Soundtrack Vital

Un compendio irresistiblemente evocador inspirado en los accidentes vitales de Lucho Tapia y Guary Opazo.

Friday, June 24, 2005

Óleo de Mujer con Sombrero, Silvio Rodríguez (1970)

Dedicado a Marta O.


Recuerdo una maravillosa y soleada tarde en Santiago de Chile, hace mucho tiempo. Recuerdo presenciar el atardecer y sentirme feliz de estar vivo, a pesar de saberme incompleto. Recuerdo descansar sobre el cuerpo de la mujer que yo más deseaba en el universo, sentado en las escalinatas de la entrada de algún edificio del ilustre Instituto Pedagógico. Recuerdo simplemente yacer sobre ella, dejar mi espalda descansar sobre su tibio pecho y ser acogido por sus brazos generosos, sentado sólo un escalón más abajo que ella. Recuerdo abrazar sus piernas, recuerdo sus manos también abrazándome, su cabeza inclinada sobre la mía y su respiración (y tal vez algún murmullo en mi oído.) Recuerdo su ropa, su aroma y su cabello largo y brillante al sol, cayendo sobre mis afortunados hombros. Recuerdo estar así por muchas horas, la tarde entera. Recuerdo tener la certeza que la vida no necesitaba brindarme nada más que eso que yo ya tenía: estar ahí, simplemente entre sus brazos, en un espacio que era sólo nuestro. Íntimo e irrepetible.

Recuerdo no ver su rostro durante todas esas horas que estuvo a mis espaldas, y no lamentarlo. Lo cierto es que yo ya sabía su rostro de memoria -su sonrisa ya era mía, sus párpados también- y lo único que necesitaba esa tarde era tener paz, dejar de luchar -que era aquello que ella y yo hacíamos constantemente, con un precioso y ciego fervor adolescente. Recuerdo adorar el hecho de ir contra los cánones y dejar mi cuerpo descansar sobre el de ella, en vez de lo opuesto. Recuerdo sentir un extraño orgullo de abandonar mi rol masculino y estar feliz que ella estuviera deseosa de hacerse cargo de ser fuerte y acogerme. Recuerdo sentir su amor, la forma de su amor: sus ganas de hacerme saber que a pesar de todo ese confuso mundo que habitábamos, ella deseaba sentirme cerca, tanto como yo deseaba su cercanía.

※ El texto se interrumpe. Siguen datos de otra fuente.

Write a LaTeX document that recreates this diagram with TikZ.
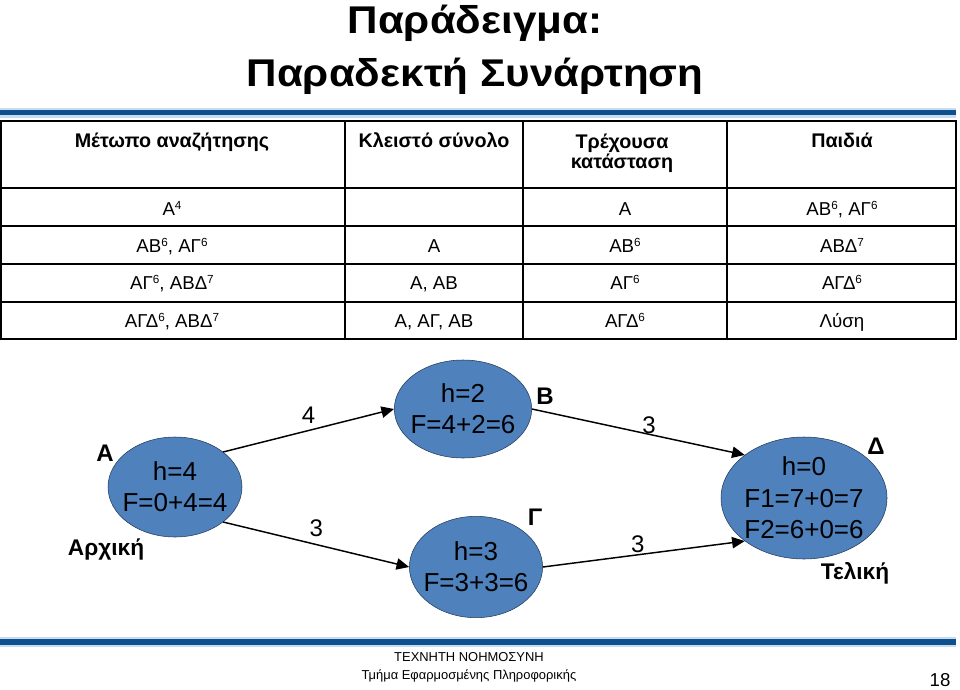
\documentclass[tikz,border=0pt]{standalone}
\usepackage{fontspec}
\setmainfont{Liberation Sans}
\newfontfamily\titlefont[FakeStretch=1.09]{Liberation Sans}
\usepackage{xcolor}
\usepackage{tikz}
\usetikzlibrary{positioning, arrows.meta, shapes.geometric}
\definecolor{barblue}{RGB}{14,80,142}
\definecolor{barlight}{RGB}{200,220,240}
\definecolor{stateblue}{RGB}{79,129,189}
\definecolor{stateline}{RGB}{36,58,88}
\newcommand{\pw}[1]{\raisebox{3.8pt}{\fontsize{8.8}{9}\selectfont #1}}

\begin{document}
\begin{tikzpicture}[
    x=0.75pt, y=-0.75pt,
    every node/.style={inner sep=0pt},
    heading/.style={
        font=\titlefont\fontsize{29}{39.75}\selectfont\bfseries,
        align=center,
        anchor=north
    },
    head/.style={
        font=\fontsize{14.8}{15.5}\selectfont\bfseries,
        align=center,
        anchor=base
    },
    cell/.style={font=\fontsize{14}{16}\selectfont, anchor=base},
    state/.style={
        ellipse,
        draw=stateline,
        fill=stateblue,
        thin,
        inner sep=-4pt,
        align=center,
        font=\fontsize{19.5}{23.5}\selectfont
    },
    tag/.style={font=\fontsize{18}{20}\selectfont\bfseries},
    role/.style={font=\fontsize{17}{20}\selectfont\bfseries},
    cost/.style={font=\fontsize{18}{20}\selectfont},
    arrow/.style={-{Triangle[length=9.5pt, width=8.5pt]}, line width=1.1pt},
    bar/.style={line width=3.8pt, draw=barblue},
    tableframe/.style={line width=2.2pt},
    tableline/.style={line width=1.1pt}
]
\useasboundingbox (0,0) rectangle (960,689);

% title
\node[heading] (title) at (475,5) {Παράδειγμα:\\Παραδεκτή Συνάρτηση};

% bars
\fill[barlight] (0,107.5) rectangle (956,117.5);
\draw[bar] (0,112.5) -- (956,112.5);
\fill[barlight] (0,637) rectangle (956,647);
\draw[bar] (0,642) -- (956,642);

% table
\foreach \y in {188,226,264,302}
    \draw[tableline] (1,\y) -- (956,\y);
\foreach \x in {345,523,727}
    \draw[tableline] (\x,121) -- (\x,339);
\draw[tableframe] (1,121) rectangle (956,339);

\node[head] (hfront) at (172,147) {Μέτωπο αναζήτησης};
\node[head] (hclosed) at (434,147) {Κλειστό σύνολο};
\node[head, anchor=north] (hcurrent) at (622,133.5) {Τρέχουσα\\κατάσταση};
\node[head] (hkids) at (842,147) {Παιδιά};

\node[cell] (front1) at (172,215) {Α\pw{4}};
\node[cell] (cur1) at (625,215) {Α};
\node[cell] (kids1) at (842,215) {ΑΒ\pw{6}, ΑΓ\pw{6}};

\node[cell] (front2) at (172,252) {ΑΒ\pw{6}, ΑΓ\pw{6}};
\node[cell] (closed2) at (434,252) {Α};
\node[cell] (cur2) at (625,252) {ΑΒ\pw{6}};
\node[cell] (kids2) at (842,252) {ΑΒΔ\pw{7}};

\node[cell] (front3) at (172,289) {ΑΓ\pw{6}, ΑΒΔ\pw{7}};
\node[cell] (closed3) at (434,289) {Α, ΑΒ};
\node[cell] (cur3) at (625,289) {ΑΓ\pw{6}};
\node[cell] (kids3) at (842,289) {ΑΓΔ\pw{6}};

\node[cell] (front4) at (172,327) {ΑΓΔ\pw{6}, ΑΒΔ\pw{7}};
\node[cell] (closed4) at (434,327) {Α, ΑΓ, ΑΒ};
\node[cell] (cur4) at (625,327) {ΑΓΔ\pw{6}};
\node[cell] (kids4) at (842,327) {Λύση};

% search graph
\node[state, minimum width=100.5pt, minimum height=75pt] (A) at (175,487) {h=4\\F=0+4=4};
\node[state, minimum width=103pt, minimum height=73.5pt] (B) at (463,409) {h=2\\F=4+2=6};
\node[state, minimum width=96pt, minimum height=76pt] (G) at (476,567) {h=3\\F=3+3=6};
\node[state, minimum width=124.5pt, minimum height=91.5pt] (D) at (804,498) {h=0\\F1=7+0=7\\F2=6+0=6};

\node[tag] (tagA) at (105,453) {Α};
\node[tag] (tagB) at (545,396) {Β};
\node[tag] (tagG) at (535,517) {Γ};
\node[tag] (tagD) at (876,446) {Δ};
\node[role] (start) at (106,549) {Αρχική};
\node[role] (goal) at (855,573) {Τελική};

\draw[arrow] (A.36) -- node[cost, above=5pt] (wAB) {4} (B.west);
\draw[arrow] (A.-36) -- node[cost, above=5pt] (wAG) {3} (G.west);
\draw[arrow] (B.east) -- node[cost, pos=0.55, above=0pt] (wBD) {3} (D.144);
\draw[arrow] (G.east) -- node[cost, pos=0.47, above=1pt] (wGD) {3} (D.216);

% footer
\node[font=\fontsize{9.7}{13.5}\selectfont, align=center] (dept) at (469,667) {ΤΕΧΝΗΤΗ ΝΟΗΜΟΣΥΝΗ\\Τμήμα Εφαρμοσμένης Πληροφορικής};
\node[font=\fontsize{14}{16}\selectfont] (page) at (940,680) {18};

\end{tikzpicture}
\end{document}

Recuerdo gente alrededor yendo y viniendo, haciendo cosas absurdas e inútiles como ir a clases y rendir exámenes, comer de pie y contar chistes, correr para alcanzar una micro, ignorando completamente que esa tarde había sido hecha exclusivamente para que los amantes dejaran todo de lado y se sentaran a estar juntos por mucho rato, brindándose su mutua necesidad, sin demandas y sin trampas. Esa tarde también hubo palabras, pero yo no las recuerdo; las palabras no podían darme nada más de lo que yo ya tenía: el ser acogido por el cuerpo, tan real, tan tibio y tan concreto, de esa mujer que era quien yo más deseaba en el universo. Las palabras que ella y yo usábamos eran confusas e imprecisas: nos alejaban en vez de acercarnos. Lo cierto es que ella y yo vivíamos en el centro del miedo y la incertidumbre, y tontamente usábamos esas palabras, tan toscas y tan nefastas como para intentar entender, definir, dar forma a ese algo que nos rebasaba. Pero esa tarde los cuerpos no mentían: cada caricia era una verdad pura e intensa; cada vena vibrante, cada pulso, un paso correcto hacia el corazón del otro.

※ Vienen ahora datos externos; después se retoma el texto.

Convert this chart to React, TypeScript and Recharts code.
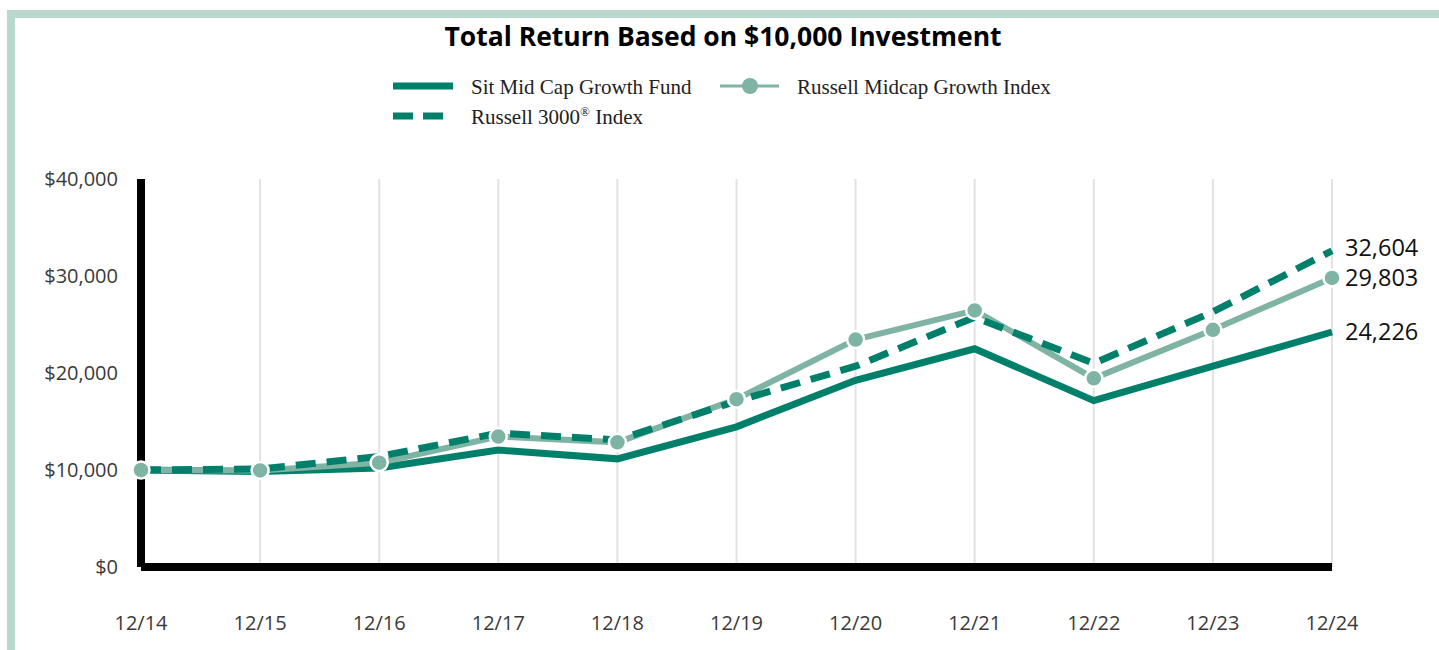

No creo haberla besado. Creo haberlo intentado, y saber de inmediato que aquel no era el día para empujar la vida en esa dirección. Recuerdo no haberlo intentado más, nunca más. Recuerdo no entender por qué, pero saberlo. Recuerdo renunciar a entender.

Recuerdo pensar en ella constantemente. Recuerdo temblar como una hoja cada vez que la veía. Recuerdo esconderme en voces y ausencias tanto como ella lo hacia conmigo. Recuerdo nunca dejar de desearla.